_Directions for this task_
Print exactly the lines from the first one down to the line containing "const yTicks = [5, 7.5, 10, 12.5, 15];", both ends included, with no pictures and nothing else.

_Information provided_
****
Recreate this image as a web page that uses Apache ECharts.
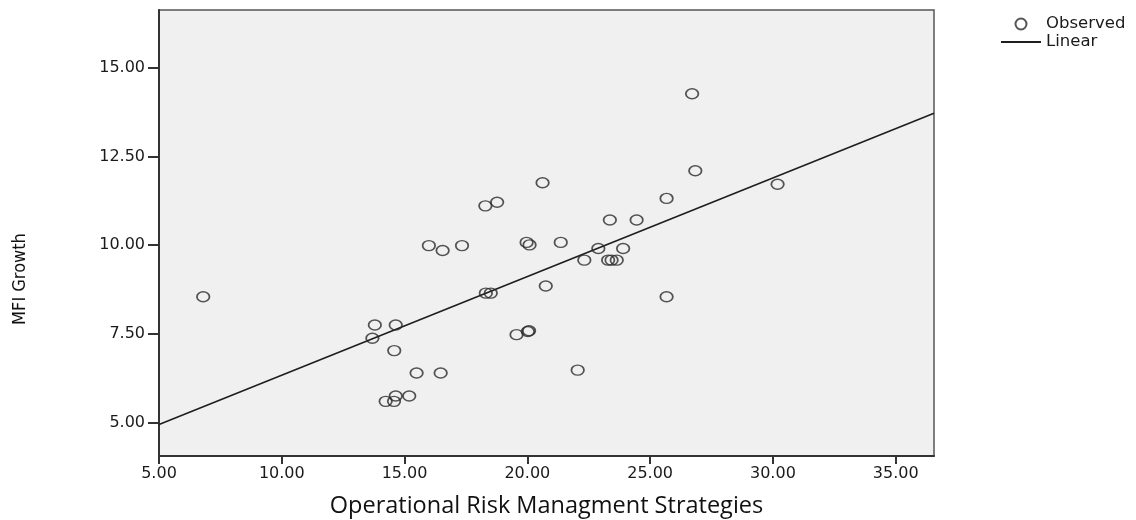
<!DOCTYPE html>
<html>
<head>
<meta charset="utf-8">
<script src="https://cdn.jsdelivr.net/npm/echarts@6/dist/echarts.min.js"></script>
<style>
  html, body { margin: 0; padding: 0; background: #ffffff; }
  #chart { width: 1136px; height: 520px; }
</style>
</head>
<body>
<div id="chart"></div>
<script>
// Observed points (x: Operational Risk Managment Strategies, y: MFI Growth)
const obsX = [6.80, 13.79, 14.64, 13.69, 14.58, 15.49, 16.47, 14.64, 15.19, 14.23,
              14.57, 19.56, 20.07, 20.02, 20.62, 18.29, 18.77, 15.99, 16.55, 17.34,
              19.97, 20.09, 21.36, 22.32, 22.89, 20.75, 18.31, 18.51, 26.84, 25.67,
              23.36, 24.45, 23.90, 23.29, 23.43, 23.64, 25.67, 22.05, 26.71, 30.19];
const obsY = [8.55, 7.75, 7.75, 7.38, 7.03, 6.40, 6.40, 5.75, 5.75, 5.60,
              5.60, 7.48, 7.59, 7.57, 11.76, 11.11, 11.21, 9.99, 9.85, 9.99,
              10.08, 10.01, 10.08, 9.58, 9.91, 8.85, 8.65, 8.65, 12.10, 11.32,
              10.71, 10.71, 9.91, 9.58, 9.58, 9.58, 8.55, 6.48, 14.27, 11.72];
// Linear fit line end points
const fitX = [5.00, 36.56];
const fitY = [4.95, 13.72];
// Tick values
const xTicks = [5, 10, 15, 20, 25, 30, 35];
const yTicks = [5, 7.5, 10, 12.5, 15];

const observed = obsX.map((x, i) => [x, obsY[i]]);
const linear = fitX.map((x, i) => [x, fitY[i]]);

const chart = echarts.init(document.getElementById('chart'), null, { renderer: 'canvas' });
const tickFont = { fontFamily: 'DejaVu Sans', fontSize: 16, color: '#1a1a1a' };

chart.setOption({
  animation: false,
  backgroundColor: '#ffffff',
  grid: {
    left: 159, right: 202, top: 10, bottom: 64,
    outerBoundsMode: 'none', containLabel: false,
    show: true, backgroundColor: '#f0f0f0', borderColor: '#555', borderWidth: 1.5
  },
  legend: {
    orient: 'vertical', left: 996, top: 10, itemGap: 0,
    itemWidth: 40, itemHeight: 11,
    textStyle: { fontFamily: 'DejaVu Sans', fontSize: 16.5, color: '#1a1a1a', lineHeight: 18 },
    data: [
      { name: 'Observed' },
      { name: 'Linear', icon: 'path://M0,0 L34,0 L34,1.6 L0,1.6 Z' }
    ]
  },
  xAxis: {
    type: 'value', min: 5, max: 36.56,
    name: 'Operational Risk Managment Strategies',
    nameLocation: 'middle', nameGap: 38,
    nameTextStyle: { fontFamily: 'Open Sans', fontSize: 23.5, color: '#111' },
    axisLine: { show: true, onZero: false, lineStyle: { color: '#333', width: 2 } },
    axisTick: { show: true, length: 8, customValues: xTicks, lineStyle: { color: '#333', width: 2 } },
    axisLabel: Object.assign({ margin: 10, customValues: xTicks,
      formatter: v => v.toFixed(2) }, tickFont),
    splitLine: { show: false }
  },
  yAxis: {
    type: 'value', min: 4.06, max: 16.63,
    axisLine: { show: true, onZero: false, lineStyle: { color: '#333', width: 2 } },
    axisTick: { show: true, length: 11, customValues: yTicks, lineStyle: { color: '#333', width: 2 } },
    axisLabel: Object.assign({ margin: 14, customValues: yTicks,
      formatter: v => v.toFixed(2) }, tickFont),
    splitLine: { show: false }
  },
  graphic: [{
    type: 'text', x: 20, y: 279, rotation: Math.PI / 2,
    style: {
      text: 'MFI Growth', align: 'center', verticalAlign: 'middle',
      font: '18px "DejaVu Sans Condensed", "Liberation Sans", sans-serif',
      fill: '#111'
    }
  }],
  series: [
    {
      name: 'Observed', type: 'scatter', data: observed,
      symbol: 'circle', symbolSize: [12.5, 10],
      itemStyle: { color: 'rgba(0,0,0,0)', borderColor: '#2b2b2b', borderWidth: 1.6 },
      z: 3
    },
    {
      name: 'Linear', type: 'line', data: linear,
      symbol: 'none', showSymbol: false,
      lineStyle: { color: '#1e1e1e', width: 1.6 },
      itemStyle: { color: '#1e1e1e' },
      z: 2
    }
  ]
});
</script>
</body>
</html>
****
_The reply_
Recreate this image as a web page that uses Apache ECharts.
<!DOCTYPE html>
<html>
<head>
<meta charset="utf-8">
<script src="https://cdn.jsdelivr.net/npm/echarts@6/dist/echarts.min.js"></script>
<style>
  html, body { margin: 0; padding: 0; background: #ffffff; }
  #chart { width: 1136px; height: 520px; }
</style>
</head>
<body>
<div id="chart"></div>
<script>
// Observed points (x: Operational Risk Managment Strategies, y: MFI Growth)
const obsX = [6.80, 13.79, 14.64, 13.69, 14.58, 15.49, 16.47, 14.64, 15.19, 14.23,
              14.57, 19.56, 20.07, 20.02, 20.62, 18.29, 18.77, 15.99, 16.55, 17.34,
              19.97, 20.09, 21.36, 22.32, 22.89, 20.75, 18.31, 18.51, 26.84, 25.67,
              23.36, 24.45, 23.90, 23.29, 23.43, 23.64, 25.67, 22.05, 26.71, 30.19];
const obsY = [8.55, 7.75, 7.75, 7.38, 7.03, 6.40, 6.40, 5.75, 5.75, 5.60,
              5.60, 7.48, 7.59, 7.57, 11.76, 11.11, 11.21, 9.99, 9.85, 9.99,
              10.08, 10.01, 10.08, 9.58, 9.91, 8.85, 8.65, 8.65, 12.10, 11.32,
              10.71, 10.71, 9.91, 9.58, 9.58, 9.58, 8.55, 6.48, 14.27, 11.72];
// Linear fit line end points
const fitX = [5.00, 36.56];
const fitY = [4.95, 13.72];
// Tick values
const xTicks = [5, 10, 15, 20, 25, 30, 35];
const yTicks = [5, 7.5, 10, 12.5, 15];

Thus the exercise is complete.